Ünlü Vogue dergisinin 90’lı yılların en önemli moda tasarımcısı ilan ettiği Helmut Lang’in, minimalist tasarımları akla bir parça Comme des Garçons’u getirebilir. Avusturya doğumlu Lang’in hayat serüveni, New York’a yerleşmesiyle başka boyuta atlamış gibi görünüyor. 1990’lı yılların sonlarında geldiği New York, onun kariyerini olumlu yönde etkiledi ve markasını dünya çapında tanınır hale getirdi. Modern avangart kültürün temsilcilerinden sayılan Lang, kıyafet tasarımlarının ardından, 2000 yılının başında parfüm işine girdi.
2002 yılında piyasaya sürdüğü Cuiron Pour Homme, bir süre sonra üretimden kaldırıldı fakat parfümseverler arasında büyük ilgi gördü. Sadece Cuiron değil, diğer Helmut Lang parfümleri de parfüm meraklılarının radarından kaçamadı. Diğer üretimi bitirilen Helmut Lang parfümleri, 2014 yılında yeniden formüle edilerek piyasaya sürüldü. Şişe tasarımlarındaki küçük değişikliklerle birlikte, kokularda da değişim olduğunu söylüyor yorumcular ki, gayet normal bu durum. Cuiron’un 2002 çıkışlı ilk formülasyonunu değil de 2014 versiyonunu kullanıyorum bir süredir. Ve bakalım izlenimlerim nasıl.
Cuiron’un açılışı ferah olmayan turunçgillerle gerçekleşiyor. Modern ve miskli bir portakal üst notaları oluşturuyor. Detaylı olmayan başlangıcı fena değil. Orta bölüme geçildiğinde parfüme ismini veren deri ortaya çıkıyor.

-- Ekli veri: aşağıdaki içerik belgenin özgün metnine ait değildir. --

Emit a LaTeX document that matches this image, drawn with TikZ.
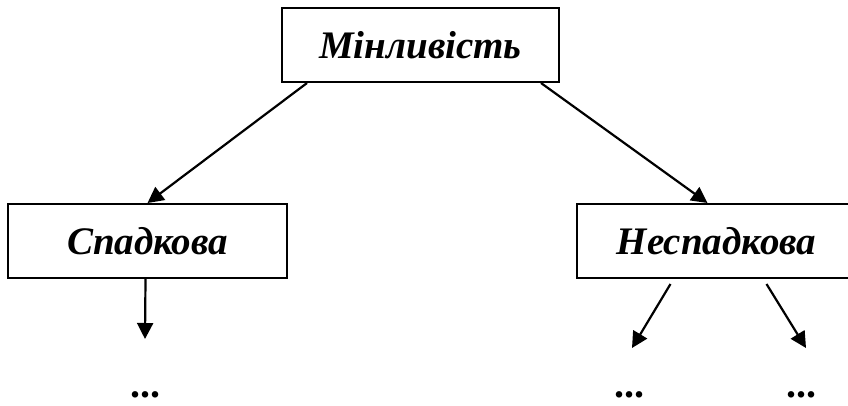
\documentclass[tikz,border=0pt]{standalone}
\usepackage{fontspec}
\setmainfont{Liberation Serif}
\usetikzlibrary{arrows.meta,calc}
\begin{document}
\begin{tikzpicture}[x=1pt,y=-1pt,
  box/.style={draw,line width=2pt,minimum width=277pt,minimum height=74pt,inner sep=0pt,
    font=\fontsize{39}{44}\selectfont\bfseries\itshape},
  arr/.style={line width=2.2pt,-{Triangle[length=16pt,width=16pt]}},
  dots/.style={font=\fontsize{40}{44}\selectfont\bfseries,inner sep=0pt,text height=7pt,text depth=0pt}]
\useasboundingbox (0,0) rectangle (848,405);
\node[box] (top) at (420.5,45) {Мінливість};
\node[box,minimum width=279pt] (left) at (147.5,241) {Спадкова};
\node[box,minimum width=279pt] (right) at (716.5,241) {Неспадкова};
\node[dots] (d1) at (145,394) {...};
\node[dots] (d2) at (629,394) {...};
\node[dots] (d3) at (801,394) {...};
\coordinate (e1) at (145,339);
\coordinate (e2) at (632,348);
\coordinate (e3) at (806,348);
\draw[arr] ($(top.south west)+(26,0)$) -- (left.north);
\draw[arr] ($(top.south east)+(-19,0)$) -- ($(right.north)+(-9,0)$);
\draw[arr] ($(left.south)+(-2,0)$) -- (e1);
\draw[arr] ($(right.south)+(-46,5)$) -- (e2);
\draw[arr] ($(right.south)+(50,5)$) -- (e3);
\end{tikzpicture}
\end{document}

Turunçgillerin geriye geçtiği orta kısımda, hafiften plastiğimsi ve modern deriye yine misk eşlik ediyor. Sert olmayan deri kullanımı idare eder. Kapanışta büyük değişim yok. Miskli deri alt notalarda da etkili. Alt notalarının pek bir numarası olmadığını söyleyebilirim.
Cuiron, anladığım kadarıyla yumuşak ve yapaylık sınırındaki deri-süet-misk parfümü. Helmut Lang’in minimalist kıyafet tasarımları gibi parfümü de çok basit ve sade. Biraz plastiğimsi bulduğum deri, sevmesi ve kullanması kolay. Kimi yorumcuların, Cuiron’un erkeksi yönüne vurgu yapmalarını pek zihnimde oturtamadım çünkü bence hiç de sert ve erkeksi değil kokusu. Tam tersi yumuşak ve kibar, modern beyefendi gibi.
İyi de parfümü sevdim mi? Deri notasını seven birisi olarak çok ilginç bulmadım Cuiron’u. Bir kere çok basit kokuyor. Derinlik ve zenginlik yok. Tekdüze ilerliyor ve neredeyse hiç değişmiyor. Çok farklı ya da özgün değil. Seyreltilmiş bir süet-deri parfümü. Daha fazlası değil bana göre.
Cuiron’u ilk kullandığımda zihnimde hemen şimşekler çaktı ve hangi parfüme benzediğini anladım. Bana katılır mısınız bilmem ama Emporio Armani – He’ye oldukça benzettim. He’deki metalik turunçgilleri çıkarın, Cuiron’u andıracaktır.
Günlük kullanıma rahatlıkla uyabilecek yapısı memnun edici. Gerek spor kıyafetlerle gerekse takım elbiseyle kullanılabilir. Bu anlamda oldukça işlevsel Cuiron. Şık, modern, karşı cinsin ilgisini çekebilecek tarzına rağmen benim için fazlasıyla basit, zayıf ve yapay. Adeta bir hayalet gibi.
Hayalet derken, onun çekingen karakterinden bahsediyorum. Performansı kötü ne yazık ki. Kalıcılığı iyi ama fark edilirliği düşük. Sonbahar-kış kullanımına yakın duruyor. EDP formunda. Kokusunu Francoise Caron tasarlamış.